PARIS (Reuters) - L'ancien trader de la Société générale Jérôme Kerviel, confronté mercredi à un de ses supérieurs hiérarchiques, entend changer de stratégie et mettre en cause d'autres personnes et la banque, ont dit ses avocats.
Signe de sa détermination, le trader que la banque rend responsable de la perte historique de 4,9 milliards d'euros est arrivé au pôle financier de Paris entouré de quatre avocats.
Alors que l'enquête se dirigeait vers son terme, il veut désormais demander de nouvelles investigations et l'extension des poursuites à certains de ses ex-responsables, a expliqué sa nouvelle conseillère en communication Patricia Chapelotte.
"Jérôme Kerviel a souhaité changer de stratégie de défense. Il ne souhaite pas être le bouc émissaire d'une affaire qui le dépasse totalement (...) et montrer qu'il n'était pas forcément le seul responsable de cette affaire", a-t-elle dit.
Jérôme Kerviel a été confronté toute l'après-midi à Christophe Mianné, patron du pôle "actions et dérivés" de la banque à l'époque des faits, un de ses supérieurs hiérarchiques.
A l'issue de l'audition, Me Bernard Benaiem a déclaré à la presse que Jérôme Kerviel avait relevé la décision rendue le 4 juillet par la Commission bancaire, qui a infligé une amende de 4 millions d'euros à la Société générale pour défaut de contrôle.
"Elle permet de mettre en avant un certain nombre de mécanismes que Kerviel avait déjà dénoncé et qui aujourd'hui sont gravés dans le marbre", a-t-il dit.
"La première question est de savoir ce qui s'est véritablement passé, qui était informé, à quel niveau on était informé", a-t-il ajouté.
Aux quatre avocats présents - Francis Tissot, Bernard Benaiem, Caroline Wassermann, Guillaume Selnet - s'ajoutent Eric Dupond-Moretti et Eric Hemmerdinger, absents ce mercredi.
"SITUATION PARADOXALE"
Christophe Mianné est arrivé également entouré de quatre avocats qui se sont étonnés de la stratégie de Kerviel.
"On est surpris, quand quelqu'un affirme qu'il est innocent, de penser qu'il puisse avoir envie que la procédure dure. En général, quand on est dans cette situation, surtout quand on est jeune, on a plutôt envie que la procédure soit brève, pour pouvoir retravailler", a dit Me Jean Veil, l'un d'entre eux.
"C'est une situation relativement paradoxale (...) Je pense que ses avocats se trompent", a-t-il ajouté.

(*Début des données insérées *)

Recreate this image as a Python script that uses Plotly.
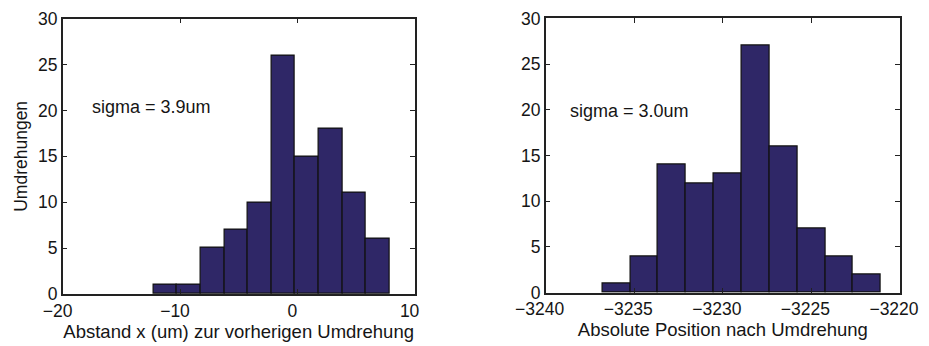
import plotly.graph_objects as go

# ---- data ----
left_centers = [-11.27, -9.26, -7.24, -5.22, -3.21, -1.19, 0.82, 2.84, 4.85, 6.87]
left_counts = [1, 1, 5, 7, 10, 26, 15, 18, 11, 6]
left_width = 2.016

right_centers = [-3236.01, -3234.44, -3232.87, -3231.30, -3229.72,
                 -3228.15, -3226.58, -3225.00, -3223.43, -3221.86]
right_counts = [1, 4, 14, 12, 13, 27, 16, 7, 4, 2]
right_width = 1.573

y_ticks = [0, 5, 10, 15, 20, 25, 30]
left_xticks = [-20, -10, 0, 10]
right_xticks = [-3240, -3235, -3230, -3225, -3220]

left_xlabel = "Abstand x (um) zur vorherigen Umdrehung"
right_xlabel = "Absolute Position nach Umdrehung"
ylabel = "Umdrehungen"
left_note = "sigma = 3.9um"
right_note = "sigma = 3.0um"

BAR = "#2f2767"
TXT = "#151515"
FONT = "Liberation Sans, Arial, Helvetica, sans-serif"

fig = go.Figure()
fig.add_trace(go.Bar(x=left_centers, y=left_counts, width=left_width,
                     marker=dict(color=BAR, line=dict(color="#111111", width=1.2)),
                     xaxis="x", yaxis="y", showlegend=False))
fig.add_trace(go.Bar(x=right_centers, y=right_counts, width=right_width,
                     marker=dict(color=BAR, line=dict(color="#111111", width=1.2)),
                     xaxis="x2", yaxis="y2", showlegend=False))

axis_common = dict(showline=True, mirror="ticks", linecolor="#222222", linewidth=1.5,
                   ticks="inside", ticklen=5, tickcolor="#222222", tickwidth=1.2,
                   showgrid=False, zeroline=False, automargin=False,
                   tickfont=dict(size=17.5, color=TXT, family=FONT))

TITLE_FONT = dict(size=18.5, color=TXT, family=FONT)

# the page body adds an 8px offset, so the figure is 8px smaller than the window
fig.update_layout(
    width=921, height=338,
    margin=dict(l=0, r=0, t=0, b=0),
    paper_bgcolor="white", plot_bgcolor="white",
    font=dict(family=FONT, color=TXT),
    bargap=0,
    xaxis=dict(domain=[0.0594, 0.4415], range=[-20, 10], tickvals=left_xticks,
               ticklabelshift=-5,
               title=dict(text=left_xlabel, font=TITLE_FONT, standoff=2),
               anchor="y", **axis_common),
    yaxis=dict(domain=[0.1538, 0.9683], range=[0, 30], tickvals=y_ticks,
               title=dict(text=ylabel, font=dict(size=17.5, color=TXT, family=FONT), standoff=6),
               anchor="x", **axis_common),
    xaxis2=dict(domain=[0.5838, 0.9685], range=[-3240, -3220], tickvals=right_xticks,
                ticklabelshift=-6,
                title=dict(text=right_xlabel, font=TITLE_FONT, standoff=2),
                anchor="y2", **axis_common),
    yaxis2=dict(domain=[0.1577, 0.9690], range=[0, 30], tickvals=y_ticks,
                anchor="x2", **axis_common),
    annotations=[
        dict(x=-17.7, y=20.4, xref="x", yref="y", text=left_note, showarrow=False,
             xanchor="left", yanchor="middle", font=dict(size=18, color=TXT, family=FONT)),
        dict(x=-3238.74, y=19.9, xref="x2", yref="y2", text=right_note, showarrow=False,
             xanchor="left", yanchor="middle", font=dict(size=18, color=TXT, family=FONT)),
    ],
)

fig.write_html("out.html")
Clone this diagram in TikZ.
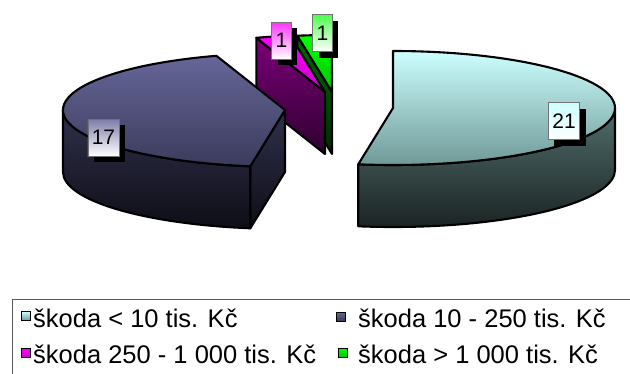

Libéré le 18 mars dernier de prison après 38 jours de détention, Jérôme Kerviel est le seul mis en examen de cette affaire pour "faux, abus de confiance" et intrusion informatique.
Il a reconnu lors de l'instruction avoir pris des engagements de 50 milliards d'euros, donc bien au-dessus des 125 millions d'euros théoriquement autorisés, tout en les dissimulant par des faux, mais a assuré que cette pratique était courante et que sa hiérarchie fermait les yeux.
Des investigations à la banque et des témoignages, notamment d'employés du "gendarme" financier du marché de produits dérivés Eurex, ont montré que les procédures de contrôles avaient été défaillantes.
La Société générale a ignoré ou omis de tenir compte d'avertissements répétés - un rapport interne à la banque a parlé de 74 alertes - sur les engagements de son trader.
Selon Me Benaiem, la nouvelle équipe d'avocats souhaite insister sur le fait que c'est la banque qui a provoqué la perte de 4,9 milliards d'euros en liquidant entre le 21 et 23 janvier, en plein "krach" boursier mondial, les engagements du trader.
L'enquête a montré que les agissements de Jérôme Kerviel duraient depuis plusieurs années et avaient rapporté à la banque 1,4 milliard d'euros le 31 décembre 2007.
Une expertise psychiatrique a conclu que Jérôme Kerviel était sain d'esprit et avait agi par pur intérêt professionnel. Le parquet a demandé dernièrement la mise en examen de son assistant, qui aurait participé à ses manoeuvres, mais il n'envisage pas d'autre mise en cause pénale.